Now, to be clear, there are obvious reasons for wanting to keep fading novelty in humans:

Fading novelty is our first line of defense against getting stuck in loops. If repeated exposure to the same stimuli in normal contexts always triggered the same response, we’d likely get caught in repetitive actions where we wouldn’t feel incentivized to go off in the world and explore.

Secondly, there’d likely be sensory overload. We’d likely be overwhelmed with the novelty of everything all the time, which would undoubtedly make it far harder to focus on the important things.

However, I think it’s important to at least acknowledge that whenever learning rationality, which is insight-based, fading novelty can reduce the “yumminess” we initially feel towards practicing rationality techniques.

I also think it might be useful to have a few ways to, if not disable, but at least somewhat counter the fading novelty for things that we want to keep feeling new and exciting.

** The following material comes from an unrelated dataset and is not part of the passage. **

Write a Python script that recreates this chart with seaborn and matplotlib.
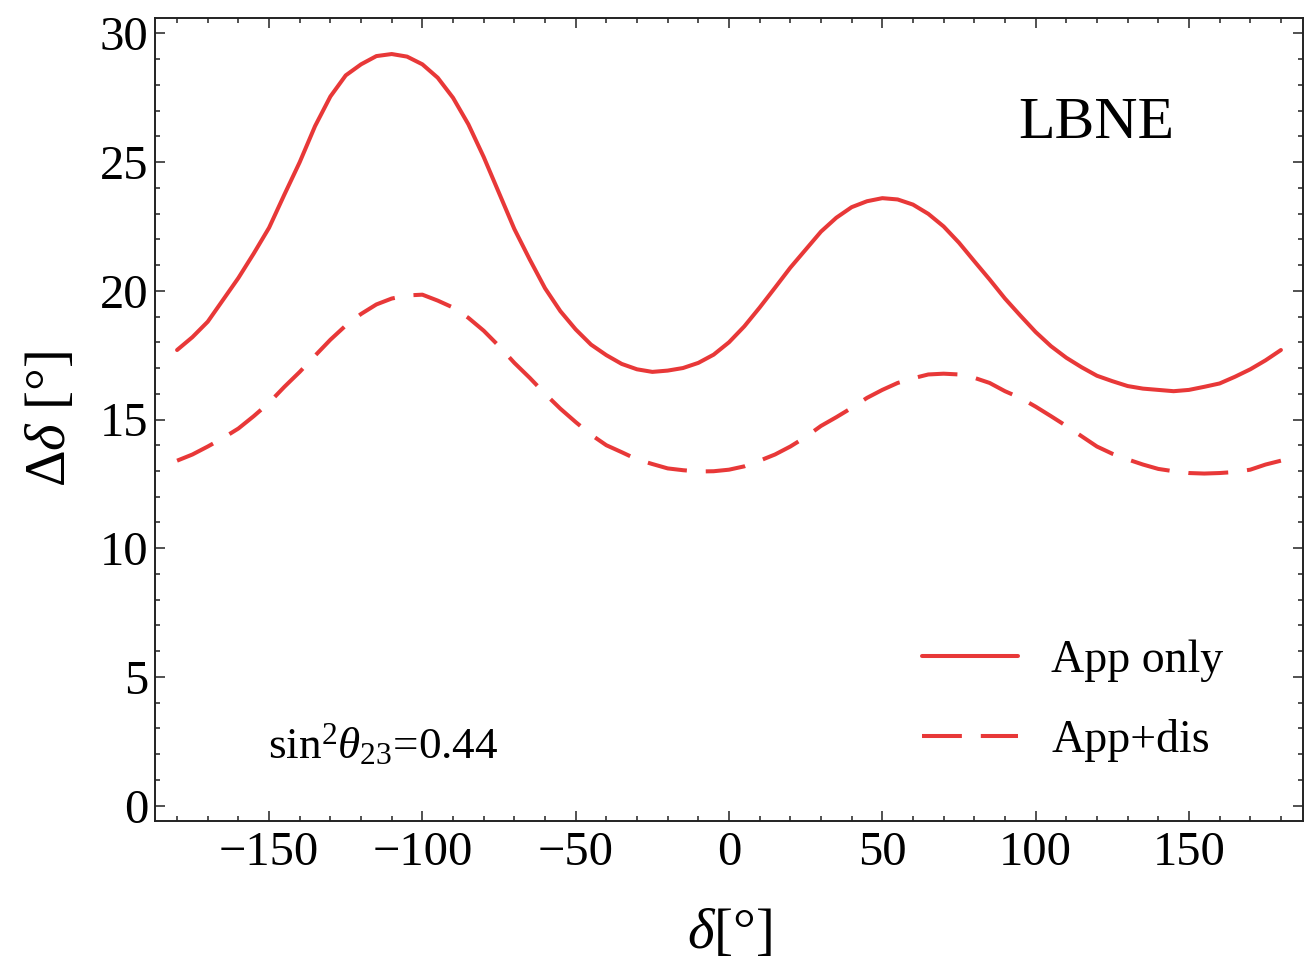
import numpy as np
import pandas as pd
import matplotlib
matplotlib.use("Agg")
import matplotlib.pyplot as plt
from matplotlib.ticker import MultipleLocator
import seaborn as sns

# ---- data, delta = -180 .. 180 step 5 ----
delta_deg = list(range(-180, 181, 5))
app_only = [
    17.7, 18.2, 18.8, 19.65, 20.5, 21.45, 22.45, 23.74, 25.0, 26.4,     # -180..-135
    27.55, 28.37, 28.8, 29.12, 29.2, 29.1, 28.8, 28.28, 27.5, 26.47,    # -130..-85
    25.2, 23.8, 22.4, 21.22, 20.1, 19.21, 18.5, 17.91, 17.5, 17.16,     # -80..-35
    16.95, 16.85, 16.9, 17.0, 17.2, 17.52, 18.0, 18.62, 19.35, 20.12,   # -30..15
    20.9, 21.6, 22.3, 22.84, 23.25, 23.48, 23.6, 23.55, 23.35, 22.99,   # 20..65
    22.5, 21.87, 21.15, 20.44, 19.7, 19.04, 18.4, 17.85, 17.4, 17.03,   # 70..115
    16.7, 16.49, 16.3, 16.2, 16.15, 16.1, 16.15, 16.27, 16.4, 16.66,    # 120..165
    16.95, 17.3, 17.7]                                                  # 170..180
app_dis = [
    13.4, 13.64, 13.95, 14.28, 14.65, 15.13, 15.65, 16.27, 16.85, 17.48,
    18.1, 18.65, 19.1, 19.47, 19.7, 19.82, 19.85, 19.62, 19.35, 18.95,
    18.45, 17.85, 17.2, 16.62, 16.0, 15.42, 14.9, 14.41, 14.0, 13.73,
    13.45, 13.27, 13.1, 13.03, 12.98, 12.99, 13.05, 13.18, 13.4, 13.64,
    13.95, 14.32, 14.75, 15.09, 15.45, 15.84, 16.15, 16.42, 16.6, 16.75,
    16.78, 16.75, 16.62, 16.42, 16.1, 15.84, 15.5, 15.13, 14.75, 14.35,
    13.95, 13.67, 13.45, 13.25, 13.08, 12.99, 12.92, 12.9, 12.92, 12.96,
    13.05, 13.25, 13.4]
series_labels = ["App only", "App+dis"]

sns.set_style("ticks")
plt.rcParams["font.family"] = ["Liberation Serif", "DejaVu Serif"]
plt.rcParams["mathtext.fontset"] = "custom"
plt.rcParams["mathtext.rm"] = "Liberation Serif"
plt.rcParams["mathtext.it"] = "Liberation Serif:italic"
plt.rcParams["mathtext.bf"] = "Liberation Serif:bold"
for k in ["text.color", "axes.labelcolor", "xtick.color", "ytick.color",
          "axes.edgecolor"]:
    plt.rcParams[k] = "black"

RED = "#E83838"

df1 = pd.DataFrame({"delta": delta_deg, "dd": app_only})
df2 = pd.DataFrame({"delta": delta_deg, "dd": app_dis})

fig = plt.figure(figsize=(13.12, 9.6), dpi=100)
ax = fig.add_axes([155/1312, 1-821/960, (1303-155)/1312, (821-18)/960])

sns.lineplot(data=df1, x="delta", y="dd", ax=ax, color=RED, lw=2.9,
             label=series_labels[0])
sns.lineplot(data=df2, x="delta", y="dd", ax=ax, color=RED, lw=2.9,
             linestyle=(0, (9.9, 4.7)), label=series_labels[1])

ax.set_xlim(-187.2, 187.2)
ax.set_ylim(-0.6, 30.6)
ax.xaxis.set_major_locator(MultipleLocator(50))
ax.xaxis.set_minor_locator(MultipleLocator(10))
ax.yaxis.set_major_locator(MultipleLocator(5))
ax.yaxis.set_minor_locator(MultipleLocator(1))
ax.tick_params(which="both", direction="in", top=True, right=True,
               width=1.1, color="#222222")
ax.tick_params(which="major", length=7.2, labelsize=35)
ax.tick_params(which="minor", length=3.6)
ax.tick_params(axis="x", which="major", pad=7)
ax.tick_params(axis="y", which="major", pad=5)
for s in ax.spines.values():
    s.set_linewidth(1.4)
    s.set_color("#222222")

ax.set_xlabel(r"$\delta$[°]", fontsize=41)
ax.set_ylabel(r"$\Delta\delta$ [°]", fontsize=41)
ax.xaxis.set_label_coords(0.5, -0.108)
ax.yaxis.set_label_coords(-0.068, 0.5)

ax.text(0.8197, 0.8506, "LBNE", transform=ax.transAxes, fontsize=43,
        ha="center", va="baseline")
ax.text(0.0984, 0.078, r"sin$^2\theta_{23}$=0.44", transform=ax.transAxes,
        fontsize=32.5, ha="left", va="baseline")

ax.legend(loc="center left", bbox_to_anchor=(0.668, 0.1498), frameon=False,
          fontsize=33, handlelength=2.1, handletextpad=0.72,
          labelspacing=0.82, borderpad=0, borderaxespad=0)

fig.savefig("out.png", dpi=100)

Here are some ideas I’ve brainstormed, along with some examples: (Note that the ideas below all sort of skirt around creating new novelty and don’t exactly give a good solution.)

1. Going Meta:

I touched on this in the end of the In Defense of the Obvious essay, but this basically consists of noticing your lack of enthusiasm after the novelty fades and knowing that it was going to happen like this. I don’t think this brings back the sheen of novelty, but it feels related, so I included it here.

EX: Steve signed up for a difficult calculus course. After the initial excite of manipulating arcane symbols fades, Steve realizes the class is a lot of work. Still, he knew this when he signed up, so he’s able to gather back some of his initial fire by knowing everything is All Part Of The Plan.

2. Quick Feedback/​Incentives/​Rewards:

I also think there’s a sense in where, if the action you’re doing produces some sort of reward/​incentive, you’ll probably also feel compelled to do it, in a sense independent of novelty. Think checking Facebook, which keeps you craving that delicious red number hanging on the right edge of the globe icon and how satisfying it feels to click it, over and over, time and time again. We’ll come back to this a little more in section 4 about habits.

EX: When I was practicing coin magic in front of a mirror, getting instant visual feedback on my sleight of hand was immediately rewarding, which kept me practicing, even when the novelty of the trick itself faded.

3. Habituate It:

Obviously if you’ve managed to turn the task into a habit, then you don’t need to worry about all this “cultivating novelty” stuff. You’ll just end up…doing it. The next section, Habits 101, will go into far more detail.

EX: Turning journaling into a daily habit so I don’t need to rely on the motivation boost from novelty.

4. Contrasting

Humans are pretty relative. We compare things with regards to our immediate past as reference points. The idea here is that you’d try to reset your “zero-points” for different things by alternating between ascetic and normal states to improve appreciation of the basic stuff.

EX: Deliberately not thinking much for a few days to improve appreciation of thinking. Or, deliberately fasting to improve the taste of food.